Startups seeking late-stage funding in the United States are failing to attract investors as dour sentiment in the public markets and dull exit conditions make it tougher to justify higher valuations.
US venture capital investments in late-stage deals have plunged 62% to $24.9 billion in the third quarter, according to a report by PitchBook and the National Venture Capital Association (NVCA) on Thursday.
"Right now, the late stage is a much more treacherous market relative to how it has been in the past," Pitchbook's lead VC analyst, Kyle Stanford, said, adding that companies seeking late-stage funding have been relying much more on public market investors.

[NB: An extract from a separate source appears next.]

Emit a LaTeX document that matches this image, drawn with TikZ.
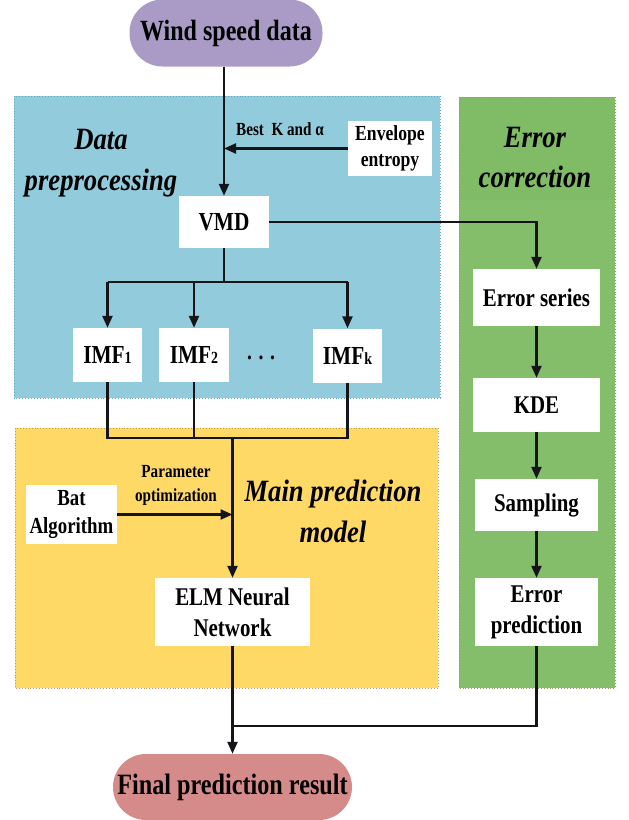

Late-stage dealmaking activity correlates strongly with the public markets, which have been hurt by rapidly rising interest rates and geopolitical turmoil this year. Companies seeking such deals also face higher chances of a down round, prompting VC firms to take a more cautious approach.
"Over the next six to nine months especially, we should start to see an uptick in down rounds," Stanford said.
Exit activity was dull, with the combined value in 2022 on track to fall below $100 billion for the first time since 2016.
Though seed and early-stage funding remained largely resilient in the first half of the year, there were signs that the dampened investor sentiment is finally spilling over, according to the report.
Early-stage deals plummeted 35% to $13.5 billion in the third quarter, the report said. In the first half of 2022, they had climbed 12% compared to last year.
Overall, the quarter saw $43 billion invested in VC deals across all stages, less than half of last year, when excess liquidity and accommodative monetary policy pushed VC firms to ramp up bets on tech, biotech, healthcare and fintech startups.